Wonder Wheel opens on a high note, with a picture-postcard panorama of Coney Island as it might have looked in a 1950 Kodachrome slide. It’s a vision that Brooklyn-born Woody Allen remembers well, I’m sure. Then we meet our narrator, Justin Timberlake, an aspiring playwright from Brooklyn who works as a lifeguard on the beach. He’s the latest in a long line of Allen surrogates: likable, with a self-admitted tendency to dramatize and romanticize life as he sees it.

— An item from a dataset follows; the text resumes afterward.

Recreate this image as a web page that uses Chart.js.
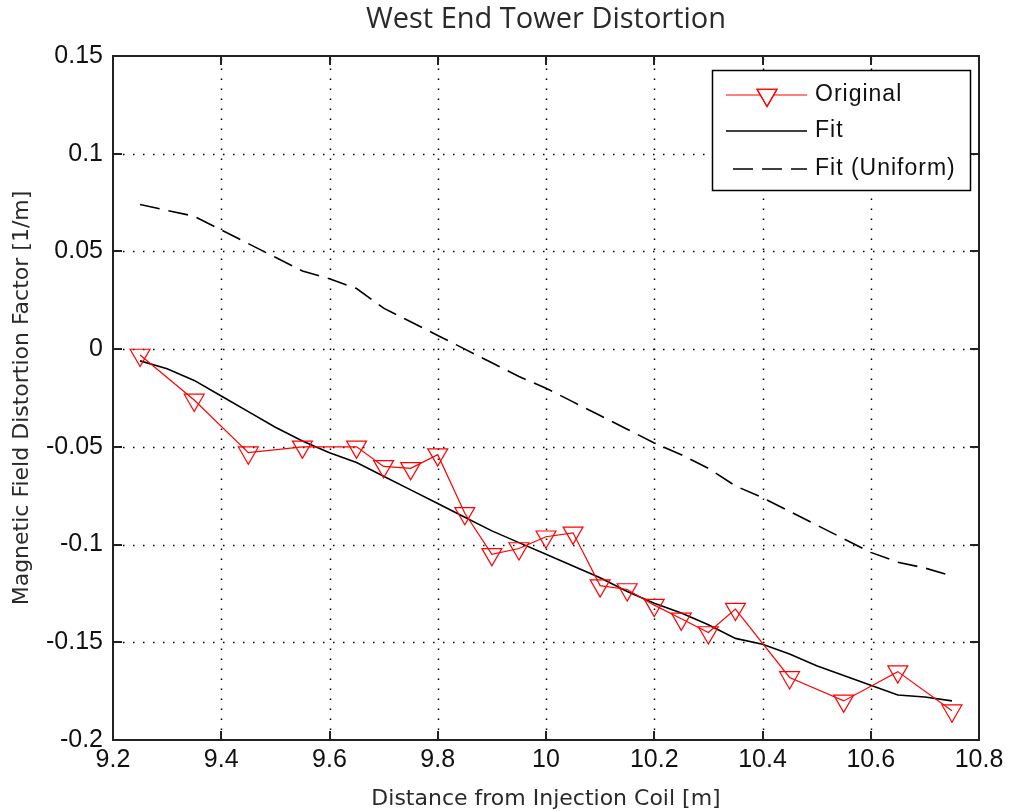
<!DOCTYPE html>
<html>
<head>
<meta charset="utf-8">
<script src="https://cdn.jsdelivr.net/npm/chart.js@4.4.0/dist/chart.umd.min.js"></script>
<style>
  html, body { margin: 0; padding: 0; background: #fff; }
  #wrap { width: 1009px; height: 811px; position: relative; }
</style>
</head>
<body>
<div id="wrap"><canvas id="c"></canvas></div>
<script>
// data
const origX = [9.25, 9.35, 9.45, 9.55, 9.65, 9.70, 9.75, 9.80, 9.85, 9.90, 9.95, 10.00,
               10.05, 10.10, 10.15, 10.20, 10.25, 10.30, 10.35, 10.45, 10.55, 10.65, 10.75];
const origY = [-0.003, -0.026, -0.053, -0.050, -0.050, -0.060, -0.061, -0.054, -0.084, -0.105, -0.102, -0.096,
               -0.094, -0.121, -0.123, -0.131, -0.138, -0.145, -0.133, -0.168, -0.180, -0.165, -0.185];

const fitX = [9.25, 9.30, 9.35, 9.40, 9.45, 9.50, 9.55, 9.60, 9.65, 9.70, 9.75, 9.80, 9.85, 9.90, 9.95, 10.00,
              10.05, 10.10, 10.15, 10.20, 10.25, 10.30, 10.35, 10.40, 10.45, 10.50, 10.55, 10.60, 10.65, 10.70, 10.75];
const fitY = [-0.006, -0.010, -0.016, -0.024, -0.032, -0.040, -0.047, -0.053, -0.058, -0.065, -0.072, -0.079,
              -0.086, -0.093, -0.099, -0.105, -0.111, -0.117, -0.124, -0.130, -0.135, -0.141, -0.148, -0.151,
              -0.156, -0.162, -0.167, -0.172, -0.177, -0.178, -0.180];
const uniY = [0.074, 0.071, 0.068, 0.061, 0.054, 0.047, 0.040, 0.036, 0.031, 0.021, 0.014, 0.007,
              0.000, -0.007, -0.014, -0.020, -0.027, -0.034, -0.041, -0.048, -0.054, -0.061, -0.070, -0.076,
              -0.083, -0.090, -0.097, -0.104, -0.109, -0.112, -0.116];

const xTicks = [9.2, 9.4, 9.6, 9.8, 10, 10.2, 10.4, 10.6, 10.8];
const xTickLabels = ['9.2', '9.4', '9.6', '9.8', '10', '10.2', '10.4', '10.6', '10.8'];
const yTicks = [-0.2, -0.15, -0.1, -0.05, 0, 0.05, 0.1, 0.15];
const yTickLabels = ['-0.2', '-0.15', '-0.1', '-0.05', '0', '0.05', '0.1', '0.15'];

const titleText = 'West End Tower Distortion';
const xTitle = 'Distance from Injection Coil [m]';
const yTitle = 'Magnetic Field Distortion Factor [1/m]';

function pts(xs, ys) {
    return xs.map((x, i) => ({ x: x, y: ys[i] }));
}

const uniDash = [20, 9];

// box, dotted grid, inward ticks, titles, legend
const matlabAxes = {
    id: 'matlabAxes',
    beforeDatasetsDraw(chart) {
        const ctx = chart.ctx;
        const a = chart.chartArea;
        const xs = chart.scales.x, ys = chart.scales.y;
        ctx.save();
        ctx.strokeStyle = '#000';
        ctx.lineWidth = 1.5;
        ctx.setLineDash([1.5, 8.5]);
        xTicks.forEach(v => {
            const px = Math.round(xs.getPixelForValue(v)) + 0.5;
            if (px <= a.left + 2 || px >= a.right - 2) return;
            ctx.beginPath(); ctx.moveTo(px, a.bottom); ctx.lineTo(px, a.top); ctx.stroke();
        });
        yTicks.forEach(v => {
            const py = Math.round(ys.getPixelForValue(v)) + 0.5;
            if (py <= a.top + 2 || py >= a.bottom - 2) return;
            ctx.beginPath(); ctx.moveTo(a.left, py); ctx.lineTo(a.right, py); ctx.stroke();
        });
        ctx.restore();
    },
    afterDraw(chart) {
        const ctx = chart.ctx;
        const a = chart.chartArea;
        const xs = chart.scales.x, ys = chart.scales.y;
        ctx.save();
        ctx.strokeStyle = '#222';
        ctx.lineWidth = 2;
        ctx.setLineDash([]);
        ctx.strokeRect(a.left, a.top, a.right - a.left, a.bottom - a.top);
        const tl = 9;
        xTicks.forEach(v => {
            const px = Math.round(xs.getPixelForValue(v));
            ctx.beginPath();
            ctx.moveTo(px, a.bottom); ctx.lineTo(px, a.bottom - tl);
            ctx.moveTo(px, a.top); ctx.lineTo(px, a.top + tl);
            ctx.stroke();
        });
        yTicks.forEach(v => {
            const py = Math.round(ys.getPixelForValue(v));
            ctx.beginPath();
            ctx.moveTo(a.left, py); ctx.lineTo(a.left + tl, py);
            ctx.moveTo(a.right, py); ctx.lineTo(a.right - tl, py);
            ctx.stroke();
        });

        // titles
        ctx.fillStyle = '#2a2a2a';
        ctx.textAlign = 'center';
        ctx.textBaseline = 'middle';
        ctx.font = '29px "Open Sans"';
        ctx.fillText(titleText, (a.left + a.right) / 2, 20);
        ctx.font = '22px "DejaVu Sans"';
        ctx.fillText(xTitle, (a.left + a.right) / 2, 799);
        ctx.save();
        ctx.translate(22, (a.top + a.bottom) / 2);
        ctx.rotate(-Math.PI / 2);
        ctx.font = '22px "DejaVu Sans"';
        ctx.fillText(yTitle, 0, 0);
        ctx.restore();

        // legend
        const lx = 712, ly = 70, lw = 258, lh = 120;
        ctx.fillStyle = '#fff';
        ctx.fillRect(lx, ly, lw, lh);
        ctx.strokeStyle = '#000';
        ctx.lineWidth = 1.5;
        ctx.strokeRect(lx + 0.5, ly + 0.5, lw, lh);
        const rows = [95, 131, 169];
        chart.data.datasets.forEach((ds, i) => {
            const y = rows[i];
            ctx.strokeStyle = ds.borderColor;
            ctx.lineWidth = ds.borderWidth;
            ctx.setLineDash(ds.borderDash || []);
            ctx.beginPath();
            ctx.moveTo(i === 2 ? 733 : 726, y); ctx.lineTo(807, y);
            ctx.stroke();
            ctx.setLineDash([]);
            if (ds.pointRadius > 0) {
                Chart.helpers.drawPoint(ctx, {
                    pointStyle: ds.pointStyle, rotation: ds.pointRotation,
                    radius: ds.pointRadius, borderWidth: ds.pointBorderWidth
                }, 767, y);
                ctx.strokeStyle = ds.pointBorderColor;
                ctx.stroke();
            }
            ctx.fillStyle = '#111';
            ctx.textAlign = 'left';
            ctx.font = '23px "Liberation Sans"';
            ctx.letterSpacing = '1px';
            ctx.fillText(ds.label, 815, y);
            ctx.letterSpacing = '0px';
        });
        ctx.restore();
    }
};

new Chart(document.getElementById('c'), {
    type: 'scatter',
    data: {
        datasets: [
            {
                label: 'Original',
                data: pts(origX, origY),
                showLine: true,
                borderColor: '#ff0000',
                borderWidth: 1.2,
                pointStyle: 'triangle',
                pointRotation: 180,
                pointRadius: 11.5,
                pointBorderWidth: 1.2,
                pointBorderColor: '#ff0000',
                pointBackgroundColor: 'rgba(0,0,0,0)'
            },
            {
                label: 'Fit',
                data: pts(fitX, fitY),
                showLine: true,
                borderColor: '#000',
                borderWidth: 1.6,
                pointRadius: 0
            },
            {
                label: 'Fit (Uniform)',
                data: pts(fitX, uniY),
                showLine: true,
                borderColor: '#000',
                borderWidth: 1.6,
                borderDash: uniDash,
                pointRadius: 0
            }
        ]
    },
    options: {
        responsive: true,
        maintainAspectRatio: false,
        animation: false,
        layout: { padding: { left: 0, top: 56, right: 30, bottom: 0 } },
        plugins: {
            legend: { display: false },
            title: { display: false },
            tooltip: { enabled: false }
        },
        scales: {
            x: {
                type: 'linear',
                min: 9.2, max: 10.8,
                afterBuildTicks: s => { s.ticks = xTicks.map(v => ({ value: v })); },
                afterFit: s => { s.height = 71; },
                grid: { display: false, drawTicks: false },
                border: { display: false },
                ticks: {
                    padding: 5,
                    color: '#111',
                    font: { family: '"Liberation Sans"', size: 25 },
                    callback: (v) => xTickLabels[xTicks.indexOf(v)] ?? ''
                }
            },
            y: {
                type: 'linear',
                min: -0.2, max: 0.15,
                afterBuildTicks: s => { s.ticks = yTicks.map(v => ({ value: v })); },
                afterFit: s => { s.width = 113; },
                grid: { display: false, drawTicks: false },
                border: { display: false },
                ticks: {
                    padding: 10,
                    color: '#111',
                    font: { family: '"Liberation Sans"', size: 25 },
                    callback: (v) => {
                        const i = yTicks.findIndex(t => Math.abs(t - v) < 1e-9);
                        return i >= 0 ? yTickLabels[i] : '';
                    }
                }
            }
        }
    },
    plugins: [matlabAxes]
});
</script>
</body>
</html>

Unfortunately there’s nothing romantic or redeeming about the weary, hard-working character played by Kate Winslet. From the moment we meet her she feels a migraine coming on, and pretty soon she manages to pass the ailment on to us. A waitress and single mother who found refuge by marrying a big lug (well played by Jim Belushi), she is congenitally miserable—until she strikes up an affair with Timberlake. Yet even in the midst of this idyll she is incapable of being happy, consumed by jealousy that borders on paranoia. She brings to mind the original title Allen intended for Annie Hall: Anhedonia, an arcane word that means the inability to experience pleasure.
And that’s what’s missing from the movie: pleasure. Allen is apparently trying to channel Eugene O’Neill in his portrayal of this forlorn family, but Wonder Wheel is no Long Day’s Journey Into Night. It’s not even long; it just feels that way.
Ironically, this unhappy ensemble acts out its troubles against a stunningly colorful backdrop created by production designer Santo Loquasto. One could easily wallow in nostalgia for Nathan’s, Carvel, the Wonder Wheel and other Coney Island attractions, if only the film weren’t so downbeat. With Vittorio Storaro behind the camera, this is one of Woody Allen’s handsomest productions in years, yet one of his least satisfying.
To escape this incessant misery, my mind drifted to Woody’s vintage stand-up bit about a gigantic wave that flattened everything in Coney Island except the three milk bottles waiting to be knocked over at his uncle’s concession stand on the boardwalk. That monologue is a comedy classic that will long endure. This film I’d rather forget.